# Given exercise
Write out the listing, please, but only from its first line through the line containing "const yTicks = [0, 25, 50, 75, 100];", exactly as given and without pictures.

-- Begin Recorded information --

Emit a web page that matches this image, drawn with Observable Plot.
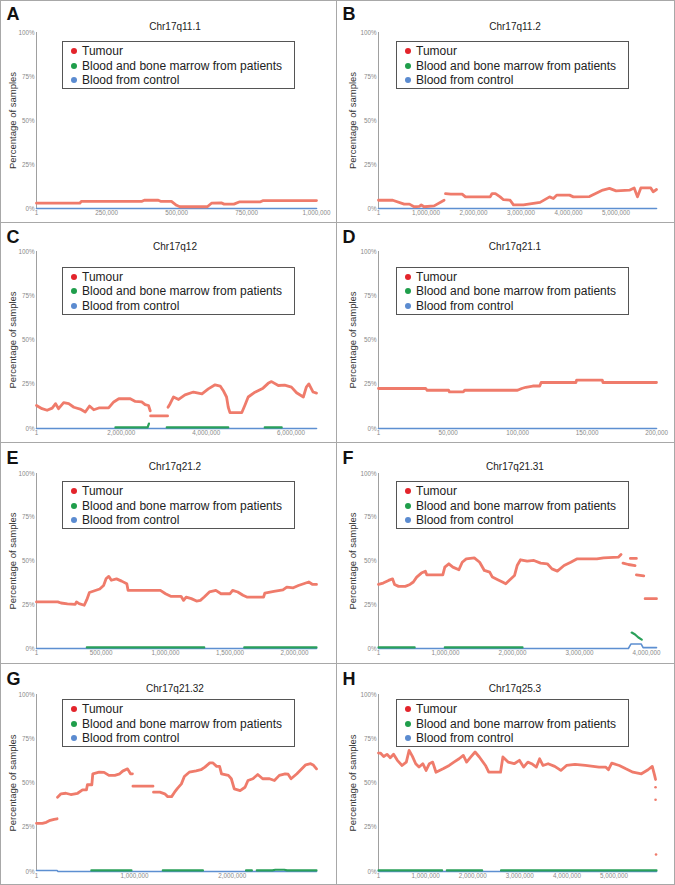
<!DOCTYPE html>
<html>
<head>
<meta charset="utf-8">
<script src="https://cdn.jsdelivr.net/npm/d3@7"></script>
<script src="https://cdn.jsdelivr.net/npm/@observablehq/plot@0.6"></script>
<style>
  body { margin: 0; background: #fff; font-family: "Liberation Sans", Arial, sans-serif; }
  #fig { position: relative; width: 675px; height: 885px; overflow: hidden; background: #fff; }
  .panel { position: absolute; }
  .panel svg { position: absolute; left: 0; top: 0; }
  .letter { position: absolute; font-weight: bold; font-size: 18px; line-height: 18px; color: #111; }
  .title { position: absolute; font-size: 10px; line-height: 12px; color: #222; transform: translate(-50%, -50%); white-space: nowrap; }
  .legend { position: absolute; border: 1px solid #555; background: #fff; box-sizing: border-box; width: 233px; height: 48px; font-size: 12px; color: #222; }
  .legend .row { position: absolute; left: 19px; white-space: nowrap; line-height: 14px; }
  .legend .dot { position: absolute; left: -11px; top: 4px; width: 6px; height: 6px; border-radius: 50%; }
  .gl { position: absolute; background: #a8a8a8; }
</style>
</head>
<body>
<div id="fig"></div>
<script>
// ---------- data (x in bp, y in % of samples; null = gap) ----------
const titles = ["Chr17q11.1","Chr17q11.2","Chr17q12","Chr17q21.1","Chr17q21.2","Chr17q21.31","Chr17q21.32","Chr17q25.3"];
const letters = ["A","B","C","D","E","F","G","H"];
const seriesNames = ["Tumour","Blood and bone marrow from patients","Blood from control"];
const yTicks = [0, 25, 50, 75, 100];

const xTicksA = [1, 250000, 500000, 750000, 1000000];
const xTicksB = [1, 1000000, 2000000, 3000000, 4000000, 5000000];
const xTicksC = [1, 2000000, 4000000, 6000000];
const xTicksD = [1, 50000, 100000, 150000, 200000];
const xTicksE = [1, 500000, 1000000, 1500000, 2000000];
const xTicksF = [1, 1000000, 2000000, 3000000, 4000000];
const xTicksG = [1, 1000000, 2000000];
const xTicksH = [1, 1000000, 2000000, 3000000, 4000000, 5000000];

const xMax = [1000000, 5850000, 6600000, 200000, 2170000, 4150000, 2860000, 5900000];

const tumourA = [[0,3],[155000,3],[160000,4],[375000,4],[385000,4.7],[435000,4.7],[445000,4],[482000,4],[500000,1.8],[512000,1],[610000,1],[625000,3],[660000,3.2],[670000,2.5],[705000,2.5],[726000,3.8],[800000,3.8],[810000,4.5],[1000000,4.5]];
const tumourB = [[0,4.7],[300000,4.7],[540000,2.5],[650000,2.5],[750000,1],[860000,1.2],[900000,2],[960000,1],[1170000,1.5],[1380000,4.7],[1390000,null],[1410000,8.5],[1520000,8.2],[1760000,8.2],[1830000,6.6],[2350000,6.6],[2390000,8.5],[2460000,8.5],[2560000,6.6],[2630000,5],[2770000,4.7],[2840000,2.1],[3050000,2.1],[3400000,3.5],[3600000,6.6],[3680000,5.7],[3750000,7.6],[4020000,7.6],[4100000,6.6],[4440000,6.8],[4720000,10.5],[4860000,11.4],[5000000,10],[5280000,10.4],[5380000,11.7],[5450000,6.6],[5520000,11.7],[5730000,11.7],[5780000,9.5],[5850000,10.8]];
const tumourC = [[0,13],[130000,11.2],[250000,10.3],[370000,11.5],[450000,14],[520000,11.2],[640000,14.6],[760000,14],[880000,12],[1030000,11],[1150000,9.3],[1250000,12.7],[1350000,10.6],[1470000,11.6],[1700000,11.6],[1820000,15],[1940000,16.8],[2210000,16.8],[2330000,15.3],[2480000,15],[2560000,13.5],[2640000,13],[2680000,10],[2685000,null],[2690000,7.1],[3090000,7.1],[3095000,null],[3100000,12],[3150000,14],[3230000,17.8],[3350000,16.4],[3500000,19],[3700000,20.6],[3900000,19.6],[4050000,22.4],[4210000,24.7],[4330000,24],[4400000,21.5],[4480000,17.8],[4520000,12],[4560000,9],[4840000,9],[4910000,13],[4990000,17.8],[5150000,20.5],[5340000,22.8],[5460000,25.5],[5540000,26.5],[5700000,24.3],[5850000,24.5],[6010000,23.4],[6130000,20.2],[6290000,17.8],[6360000,23.4],[6420000,25.2],[6520000,20.6],[6600000,20]];
const tumourD = [[0,22.6],[34000,22.6],[35000,21.6],[50500,21.6],[51000,20.7],[61000,20.7],[62000,21.6],[100000,21.6],[103000,22.6],[106000,23.3],[111000,24],[116000,24],[117000,26],[142000,26],[142500,27.3],[161000,27.3],[161500,26],[200000,26]];
const tumourE = [[0,26.6],[165000,26.6],[190000,26],[240000,25.5],[300000,25.2],[310000,26.6],[330000,25.6],[370000,24.7],[390000,27.9],[410000,32],[450000,33],[490000,34],[520000,36],[540000,40],[560000,41.2],[580000,39],[620000,39.8],[660000,38.5],[700000,37],[710000,33.2],[960000,33.2],[1000000,31.3],[1040000,29.8],[1120000,29.8],[1140000,27.5],[1160000,29.4],[1200000,28.5],[1240000,27.1],[1270000,27.5],[1300000,29.4],[1340000,32.3],[1390000,33.2],[1430000,31.3],[1500000,31.3],[1520000,33.2],[1560000,32.3],[1600000,30.4],[1630000,29.4],[1760000,29.4],[1770000,31.7],[1840000,32.6],[1910000,33.5],[1940000,35.1],[1990000,34.7],[2030000,36],[2070000,37],[2110000,38],[2140000,36.6],[2170000,36.6]];
const tumourF = [[0,36.6],[70000,37.4],[150000,38.9],[210000,39.8],[240000,36.6],[300000,35.5],[400000,35.5],[470000,36.6],[520000,38],[570000,40.8],[640000,43.1],[700000,44.2],[720000,42.1],[960000,42.1],[990000,46.5],[1050000,48.4],[1110000,46.5],[1200000,45],[1250000,49.3],[1310000,51.2],[1430000,51.8],[1510000,49.3],[1580000,44.6],[1660000,43.6],[1700000,40.8],[1780000,39.3],[1850000,38],[1900000,37],[1950000,38.9],[2030000,41.7],[2070000,47.4],[2120000,50.7],[2220000,49.9],[2320000,50.3],[2420000,48.8],[2520000,48.4],[2590000,45.5],[2670000,44.2],[2770000,47.4],[2870000,49.3],[2960000,51.2],[3260000,51.2],[3360000,51.8],[3580000,52.2],[3620000,53.7],[3630000,null],[3650000,48.8],[3730000,48],[3830000,47.4],[3840000,null],[3850000,42.1],[3960000,41.5],[3970000,null],[3980000,28.5],[4150000,28.5],[4150001,null],[3760000,51.5],[3850000,51.5]];
const tumourG = [[0,27.2],[60000,27.2],[100000,27.8],[130000,28.7],[180000,29.5],[210000,29.8],[212000,null],[215000,42],[250000,43.9],[300000,44.2],[350000,43.5],[420000,44.2],[470000,46.1],[510000,46.1],[520000,49],[565000,49],[575000,55.2],[640000,56.1],[690000,56],[740000,54.3],[800000,54.3],[850000,55.2],[880000,56.7],[930000,58],[960000,55.2],[980000,55.2],[982000,null],[985000,48.2],[1190000,48.2],[1191000,null],[1195000,44.8],[1260000,44.8],[1310000,43.9],[1340000,42.3],[1380000,42.3],[1410000,44.8],[1440000,47],[1480000,49.5],[1510000,53.7],[1560000,56.1],[1630000,56.8],[1680000,57.5],[1720000,59],[1770000,61.4],[1800000,61.4],[1840000,59.4],[1870000,59.4],[1890000,55.2],[1960000,54.3],[1990000,52.4],[2020000,46.7],[2080000,45.7],[2130000,47.6],[2160000,51.4],[2210000,52.4],[2260000,54.8],[2310000,52.4],[2380000,52.4],[2430000,51.4],[2480000,54.3],[2540000,55.2],[2570000,55],[2600000,52.4],[2660000,55.2],[2710000,58],[2750000,60.3],[2800000,60.9],[2830000,60],[2860000,58]];
const tumourH = [[0,66.9],[40000,66.9],[110000,65],[180000,66.2],[250000,64.3],[320000,66.2],[400000,62.8],[500000,59.9],[590000,61.8],[650000,68.4],[720000,65],[790000,60.9],[860000,59],[940000,60.9],[1010000,57.1],[1080000,60.9],[1150000,61.8],[1220000,56.1],[1370000,58],[1500000,59.9],[1600000,61.8],[1710000,63.7],[1800000,65.6],[1870000,61.8],[1960000,64.7],[2050000,67.5],[2140000,64.7],[2270000,59.9],[2340000,56.1],[2590000,56.1],[2640000,64.7],[2750000,61.8],[2880000,60.9],[2990000,62.8],[3080000,59],[3170000,61.8],[3250000,60.9],[3350000,59],[3420000,63.7],[3490000,59.9],[3600000,60.9],[3740000,59.4],[3870000,57.1],[3990000,59.9],[4170000,60.5],[4390000,59.9],[4680000,59],[4820000,59],[4880000,57.5],[4950000,61.2],[5110000,59.9],[5250000,58],[5400000,56.1],[5580000,55.2],[5720000,57.5],[5810000,59.4],[5860000,54.3],[5880000,52]];
const tumourPointsH = [[5880000,47.6],[5880000,40.5],[5890000,9.6]];

const greenA = [];
const greenB = [];
const greenC = [[1860000,0.6],[2620000,0.6],[2650000,2.8],[2660000,null],[3070000,0.6],[4520000,0.6],[4530000,null],[5380000,0.6],[5780000,0.6]];
const greenD = [];
const greenE = [[390000,0.6],[1300000,0.6],[1310000,null],[1610000,0.6],[2170000,0.6]];
const greenF = [[0,0.6],[540000,0.6],[550000,null],[990000,0.6],[2150000,0.6],[2160000,null],[3780000,9.1],[3830000,8],[3880000,6.3],[3930000,5.1]];
const greenG = [[560000,0.6],[970000,0.6],[980000,null],[1290000,0.6],[1700000,0.6],[1710000,null],[2140000,0.6],[2200000,0.6],[2210000,null],[2250000,0.6],[2410000,0.6],[2440000,1],[2530000,1],[2560000,0.6],[2860000,0.6]];
const greenH = [[0,0.6],[1350000,0.6],[1360000,null],[1450000,0.6],[2200000,0.6],[2210000,null],[2600000,0.6],[5900000,0.6]];

const blueA = [[0,0],[1000000,0]];
const blueB = [[0,0],[5850000,0]];
const blueC = [[0,0],[6600000,0]];
const blueD = [[0,0],[200000,0]];
const blueE = [[0,0],[2170000,0]];
const blueF = [[0,0],[3730000,0],[3770000,2.6],[3920000,2.6],[3950000,0.5],[4150000,0.5]];
const blueG = [[0,0.6],[210000,0.6],[220000,0],[2860000,0]];
const blueH = [[0,0],[5900000,0]];

// ---------- build ----------
const colors = { tumour: "#ef7b6b", green: "#2aa05a", blue: "#5d8fd1" };
const legendColors = ["#e3242b", "#1f9e4b", "#5b8bd0"];

const xTicks = [xTicksA, xTicksB, xTicksC, xTicksD, xTicksE, xTicksF, xTicksG, xTicksH];
const tumours = [tumourA, tumourB, tumourC, tumourD, tumourE, tumourF, tumourG, tumourH];
const greens = [greenA, greenB, greenC, greenD, greenE, greenF, greenG, greenH];
const blues = [blueA, blueB, blueC, blueD, blueE, blueF, blueG, blueH];
const extraPoints = [[], [], [], [], [], [], [], tumourPointsH];

const colLeft = [0, 336], colWidth = [336, 339];
const rowTop = [0, 222, 442, 663], rowH = [222, 220, 221, 222];
const y100 = [32, 29, 31, 31], y0 = [208, 206, 206, 208];
const letterCapTop = [7.5, 8, 9.7, 9.7];
const titleY = [27, 25, 24.7, 26.3];
const legendTop = [41, 44.5, 39, 36];
const mLeft = [36, 42], mRight = [20, 19];
const titleX = [175, 179], legendLeft = [62, 60], ylabDx = [-24, -26];

const toRows = pairs => pairs.map(([x, y]) => ({x, y}));
const fmt = d3.format(",");
const fig = document.getElementById("fig");

titles.forEach((title, i) => {
  const col = i % 2, row = Math.floor(i / 2);
  const w = colWidth[col], h = rowH[row];
  const panel = document.createElement("div");
  panel.className = "panel";
  panel.style.left = colLeft[col] + "px";
  panel.style.top = rowTop[row] + "px";
  panel.style.width = w + "px";
  panel.style.height = h + "px";

  const svg = Plot.plot({
    width: w, height: h,
    marginLeft: mLeft[col], marginRight: mRight[col],
    marginTop: y100[row], marginBottom: h - y0[row],
    style: { fontFamily: "'Liberation Sans', Arial, sans-serif", background: "transparent", overflow: "visible" },
    x: { domain: [0, xMax[i]], axis: null },
    y: { domain: [0, 100], axis: null },
    marks: [
      Plot.ruleX([0], { y1: 0, y2: 100, stroke: "#a0a0a0", strokeWidth: 1 }),
      Plot.axisY({ ticks: yTicks, tickFormat: d => d + "%", tickSize: 0, tickPadding: 2, fontSize: 6.3, color: "#8a8a8a", label: null }),
      Plot.axisX({ ticks: xTicks[i], tickFormat: fmt, tickSize: 0, tickPadding: 2, fontSize: 6.3, color: "#8a8a8a", label: null }),
      Plot.text(["Percentage of samples"], { frameAnchor: "left", textAnchor: "middle", rotate: -90, dx: ylabDx[col], fontSize: 9.5, fill: "#333" }),
      Plot.line(toRows(blues[i]), { x: "x", y: "y", stroke: colors.blue, strokeWidth: 1.6 }),
      Plot.line(toRows(greens[i]), { x: "x", y: "y", stroke: colors.green, strokeWidth: 2.2 }),
      Plot.line(toRows(tumours[i]), { x: "x", y: "y", stroke: colors.tumour, strokeWidth: 2.8 }),
      Plot.dot(toRows(extraPoints[i]), { x: "x", y: "y", r: 1.3, fill: colors.tumour })
    ]
  });
  panel.appendChild(svg);

  const letter = document.createElement("div");
  letter.className = "letter";
  letter.textContent = letters[i];
  letter.style.left = "6.5px";
  letter.style.top = (letterCapTop[row] - 2.3) + "px";
  panel.appendChild(letter);

  const t = document.createElement("div");
  t.className = "title";
  t.textContent = title;
  t.style.left = titleX[col] + "px";
  t.style.top = titleY[row] + "px";
  panel.appendChild(t);

  const lg = document.createElement("div");
  lg.className = "legend";
  lg.style.left = legendLeft[col] + "px";
  lg.style.top = legendTop[row] + "px";
  seriesNames.forEach((name, k) => {
    const r = document.createElement("div");
    r.className = "row";
    r.style.top = (2 + k * 14.5) + "px";
    const d = document.createElement("span");
    d.className = "dot";
    d.style.background = legendColors[k];
    r.appendChild(d);
    r.appendChild(document.createTextNode(name));
    lg.appendChild(r);
  });
  panel.appendChild(lg);

  fig.appendChild(panel);
});

// panel grid lines
const lines = [
  {l:0, t:0, w:675, h:1}, {l:0, t:884, w:675, h:1}, {l:0, t:0, w:1, h:885}, {l:674, t:0, w:1, h:885},
  {l:336, t:0, w:1, h:885}, {l:0, t:222, w:675, h:1}, {l:0, t:442, w:675, h:1}, {l:0, t:663, w:675, h:1}
];
lines.forEach(s => {
  const g = document.createElement("div");
  g.className = "gl";
  g.style.left = s.l + "px"; g.style.top = s.t + "px";
  g.style.width = s.w + "px"; g.style.height = s.h + "px";
  fig.appendChild(g);
});
</script>
</body>
</html>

-- End Recorded information --

# Solution for this task
Emit a web page that matches this image, drawn with Observable Plot.
<!DOCTYPE html>
<html>
<head>
<meta charset="utf-8">
<script src="https://cdn.jsdelivr.net/npm/d3@7"></script>
<script src="https://cdn.jsdelivr.net/npm/@observablehq/plot@0.6"></script>
<style>
  body { margin: 0; background: #fff; font-family: "Liberation Sans", Arial, sans-serif; }
  #fig { position: relative; width: 675px; height: 885px; overflow: hidden; background: #fff; }
  .panel { position: absolute; }
  .panel svg { position: absolute; left: 0; top: 0; }
  .letter { position: absolute; font-weight: bold; font-size: 18px; line-height: 18px; color: #111; }
  .title { position: absolute; font-size: 10px; line-height: 12px; color: #222; transform: translate(-50%, -50%); white-space: nowrap; }
  .legend { position: absolute; border: 1px solid #555; background: #fff; box-sizing: border-box; width: 233px; height: 48px; font-size: 12px; color: #222; }
  .legend .row { position: absolute; left: 19px; white-space: nowrap; line-height: 14px; }
  .legend .dot { position: absolute; left: -11px; top: 4px; width: 6px; height: 6px; border-radius: 50%; }
  .gl { position: absolute; background: #a8a8a8; }
</style>
</head>
<body>
<div id="fig"></div>
<script>
// ---------- data (x in bp, y in % of samples; null = gap) ----------
const titles = ["Chr17q11.1","Chr17q11.2","Chr17q12","Chr17q21.1","Chr17q21.2","Chr17q21.31","Chr17q21.32","Chr17q25.3"];
const letters = ["A","B","C","D","E","F","G","H"];
const seriesNames = ["Tumour","Blood and bone marrow from patients","Blood from control"];
const yTicks = [0, 25, 50, 75, 100];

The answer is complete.